= Task brief =
Starting with the first line of the listing, quote each line exactly until and including the one with "return (PB - y) / PH", leaving pictures out.

= Available data =
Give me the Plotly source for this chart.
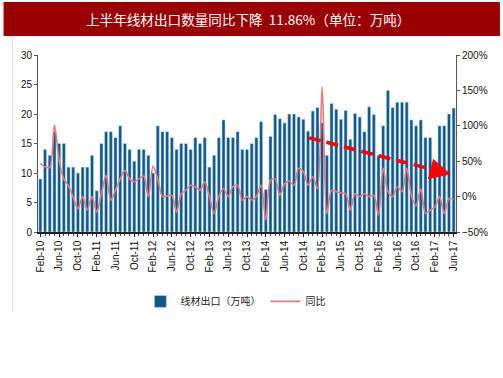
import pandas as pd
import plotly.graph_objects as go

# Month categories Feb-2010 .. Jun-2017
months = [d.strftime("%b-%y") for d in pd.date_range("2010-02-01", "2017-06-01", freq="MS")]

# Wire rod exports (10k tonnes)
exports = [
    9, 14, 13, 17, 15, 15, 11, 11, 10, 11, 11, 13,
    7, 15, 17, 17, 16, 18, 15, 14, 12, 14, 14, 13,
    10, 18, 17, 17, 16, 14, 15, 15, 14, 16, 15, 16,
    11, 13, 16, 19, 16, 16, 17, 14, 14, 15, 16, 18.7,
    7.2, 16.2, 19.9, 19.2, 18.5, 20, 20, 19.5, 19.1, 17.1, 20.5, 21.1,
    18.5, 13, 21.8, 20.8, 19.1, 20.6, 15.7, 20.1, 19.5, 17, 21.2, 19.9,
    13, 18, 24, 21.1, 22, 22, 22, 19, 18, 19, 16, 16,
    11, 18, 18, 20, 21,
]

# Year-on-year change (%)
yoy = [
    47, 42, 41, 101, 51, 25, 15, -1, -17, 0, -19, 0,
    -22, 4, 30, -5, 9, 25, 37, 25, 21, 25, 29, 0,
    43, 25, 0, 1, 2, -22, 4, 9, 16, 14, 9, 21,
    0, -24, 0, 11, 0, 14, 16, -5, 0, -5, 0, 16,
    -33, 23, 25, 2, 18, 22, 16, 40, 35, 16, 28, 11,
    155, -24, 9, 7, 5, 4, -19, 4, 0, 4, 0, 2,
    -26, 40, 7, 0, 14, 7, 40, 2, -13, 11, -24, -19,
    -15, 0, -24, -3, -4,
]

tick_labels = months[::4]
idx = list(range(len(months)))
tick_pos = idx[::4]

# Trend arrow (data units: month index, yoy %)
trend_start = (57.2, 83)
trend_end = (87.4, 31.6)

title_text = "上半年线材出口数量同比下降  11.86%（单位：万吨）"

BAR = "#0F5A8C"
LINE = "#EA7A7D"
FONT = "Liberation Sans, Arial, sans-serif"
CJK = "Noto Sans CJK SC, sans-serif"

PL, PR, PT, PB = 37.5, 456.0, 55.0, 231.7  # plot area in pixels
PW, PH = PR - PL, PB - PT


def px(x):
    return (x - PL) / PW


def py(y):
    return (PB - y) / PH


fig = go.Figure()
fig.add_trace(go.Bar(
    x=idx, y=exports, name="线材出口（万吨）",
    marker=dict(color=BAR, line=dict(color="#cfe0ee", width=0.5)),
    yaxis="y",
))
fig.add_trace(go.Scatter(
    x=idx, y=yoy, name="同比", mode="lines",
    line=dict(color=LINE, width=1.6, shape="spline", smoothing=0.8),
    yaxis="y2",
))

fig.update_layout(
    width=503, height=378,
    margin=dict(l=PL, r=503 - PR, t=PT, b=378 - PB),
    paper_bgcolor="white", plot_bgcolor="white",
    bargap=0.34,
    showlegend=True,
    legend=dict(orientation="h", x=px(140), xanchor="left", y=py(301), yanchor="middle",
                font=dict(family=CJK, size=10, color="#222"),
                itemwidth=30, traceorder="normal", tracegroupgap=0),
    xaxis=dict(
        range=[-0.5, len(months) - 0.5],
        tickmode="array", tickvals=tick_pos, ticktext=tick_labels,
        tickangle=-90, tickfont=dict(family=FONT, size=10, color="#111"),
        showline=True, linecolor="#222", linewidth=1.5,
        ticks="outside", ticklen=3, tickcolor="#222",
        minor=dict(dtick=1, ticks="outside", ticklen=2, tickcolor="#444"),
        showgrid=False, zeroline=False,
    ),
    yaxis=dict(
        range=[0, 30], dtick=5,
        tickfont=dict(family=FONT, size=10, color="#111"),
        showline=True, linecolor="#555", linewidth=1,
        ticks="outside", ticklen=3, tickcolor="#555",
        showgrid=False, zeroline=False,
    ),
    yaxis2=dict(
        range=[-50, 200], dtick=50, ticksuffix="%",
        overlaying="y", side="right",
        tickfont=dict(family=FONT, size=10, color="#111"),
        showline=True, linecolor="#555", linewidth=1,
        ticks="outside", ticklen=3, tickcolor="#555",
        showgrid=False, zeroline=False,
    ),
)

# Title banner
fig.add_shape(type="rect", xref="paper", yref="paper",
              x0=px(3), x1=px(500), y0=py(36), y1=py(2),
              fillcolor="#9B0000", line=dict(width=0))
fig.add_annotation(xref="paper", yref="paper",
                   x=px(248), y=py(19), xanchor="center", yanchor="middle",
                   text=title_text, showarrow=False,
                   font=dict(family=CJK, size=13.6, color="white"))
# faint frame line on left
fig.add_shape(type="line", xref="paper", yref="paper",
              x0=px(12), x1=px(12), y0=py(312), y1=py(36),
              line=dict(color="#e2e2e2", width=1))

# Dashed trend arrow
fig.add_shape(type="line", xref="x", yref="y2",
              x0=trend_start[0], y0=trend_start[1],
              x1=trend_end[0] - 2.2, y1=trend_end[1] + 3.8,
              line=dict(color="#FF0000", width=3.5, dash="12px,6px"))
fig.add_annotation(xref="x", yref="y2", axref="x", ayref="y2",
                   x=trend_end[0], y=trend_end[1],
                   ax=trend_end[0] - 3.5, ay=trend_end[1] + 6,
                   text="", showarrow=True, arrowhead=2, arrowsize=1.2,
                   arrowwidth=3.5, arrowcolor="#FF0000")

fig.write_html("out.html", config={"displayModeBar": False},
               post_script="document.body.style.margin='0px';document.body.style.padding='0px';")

= Output =
Give me the Plotly source for this chart.
import pandas as pd
import plotly.graph_objects as go

# Month categories Feb-2010 .. Jun-2017
months = [d.strftime("%b-%y") for d in pd.date_range("2010-02-01", "2017-06-01", freq="MS")]

# Wire rod exports (10k tonnes)
exports = [
    9, 14, 13, 17, 15, 15, 11, 11, 10, 11, 11, 13,
    7, 15, 17, 17, 16, 18, 15, 14, 12, 14, 14, 13,
    10, 18, 17, 17, 16, 14, 15, 15, 14, 16, 15, 16,
    11, 13, 16, 19, 16, 16, 17, 14, 14, 15, 16, 18.7,
    7.2, 16.2, 19.9, 19.2, 18.5, 20, 20, 19.5, 19.1, 17.1, 20.5, 21.1,
    18.5, 13, 21.8, 20.8, 19.1, 20.6, 15.7, 20.1, 19.5, 17, 21.2, 19.9,
    13, 18, 24, 21.1, 22, 22, 22, 19, 18, 19, 16, 16,
    11, 18, 18, 20, 21,
]

# Year-on-year change (%)
yoy = [
    47, 42, 41, 101, 51, 25, 15, -1, -17, 0, -19, 0,
    -22, 4, 30, -5, 9, 25, 37, 25, 21, 25, 29, 0,
    43, 25, 0, 1, 2, -22, 4, 9, 16, 14, 9, 21,
    0, -24, 0, 11, 0, 14, 16, -5, 0, -5, 0, 16,
    -33, 23, 25, 2, 18, 22, 16, 40, 35, 16, 28, 11,
    155, -24, 9, 7, 5, 4, -19, 4, 0, 4, 0, 2,
    -26, 40, 7, 0, 14, 7, 40, 2, -13, 11, -24, -19,
    -15, 0, -24, -3, -4,
]

tick_labels = months[::4]
idx = list(range(len(months)))
tick_pos = idx[::4]

# Trend arrow (data units: month index, yoy %)
trend_start = (57.2, 83)
trend_end = (87.4, 31.6)

title_text = "上半年线材出口数量同比下降  11.86%（单位：万吨）"

BAR = "#0F5A8C"
LINE = "#EA7A7D"
FONT = "Liberation Sans, Arial, sans-serif"
CJK = "Noto Sans CJK SC, sans-serif"

PL, PR, PT, PB = 37.5, 456.0, 55.0, 231.7  # plot area in pixels
PW, PH = PR - PL, PB - PT


def px(x):
    return (x - PL) / PW


def py(y):
    return (PB - y) / PH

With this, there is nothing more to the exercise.